Sorry, I didn't realize this restriction on populating during a populate call in datajoint. I don't think can overcome the datajoint level of things, so need to ensure it's populated before this point. The options I see are:

Let me know if you have a thoughts/preference and I'll implement

dpeg22 commented 1 year ago

I think the last option to populate during insertion into spyglass is probably the best. I also think adding an exception to everywhere that calls the table if it isn't populated is a worthy endeavor.

Let me know if you want me to help :-) Forgot I'm leaving...

edeno commented 1 year ago

Agree with populating the table upon insertion.

CBroz1 commented 1 year ago

Sorry I'm late to take a look at this. @samuelbray32 - your approach uses a flag to avoid and embedded populate, throwing an err and asking the user to do the populating first. Is that right?

Maybe the following would give us a route to the populate without embedded transaction, because make is the protected func name that auto-encapsulates in a transaction

class PositionMapInterval:
    ...
    def make(self, key):
        _no_transaction_make(self,key)
    def _no_transaction_make(self,key):
        if not self.connection.in_transaction:
            raise SomeError('This method should only be run via another `make` method')
        ... # current make func, only to be used in another populate

def convert_epoch_interval_name_to_position_interval_name(key):
    if len(pos_interval_names) == 0:
        PositionIntervalMap._no_transaction_make(key)
samuelbray32 commented 1 year ago

@CBroz1 correct, the flag is there to try and give the user a more specific error if embedded population was happening.
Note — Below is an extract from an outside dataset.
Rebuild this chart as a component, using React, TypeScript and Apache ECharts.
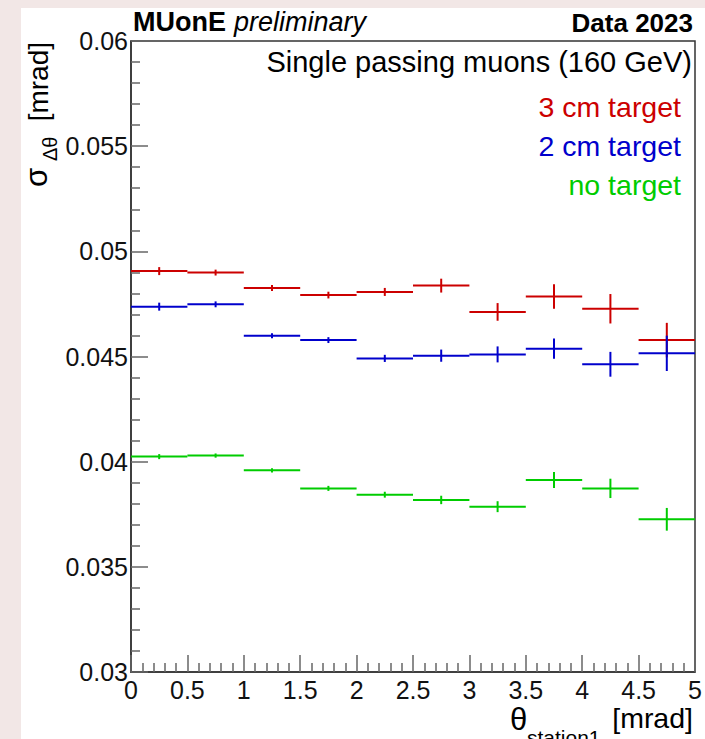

Does this solution just provide a better way to raise that error, or does it avoid that Datajoint problem entirely?

Also for context, I added code to populate the table during spyglass insertion, so the issue should be practically fixed as well. If your solution covers it better though that would be great. Thanks!

CBroz1 commented 1 year ago

I think my solve would avoid embedded population entirely, by only calling make when populating the table itself, and doing the same thing without the transaction in other cases

samuelbray32 commented 1 year ago

@CBroz1 could you look at this commit and let me know if you think it violates datajoints rules? I tried to set it up so it could insert into the PositionIntervalMap table both within or outside of another populate call. It works for my test cases, but I may be missing something or doing something unsafe.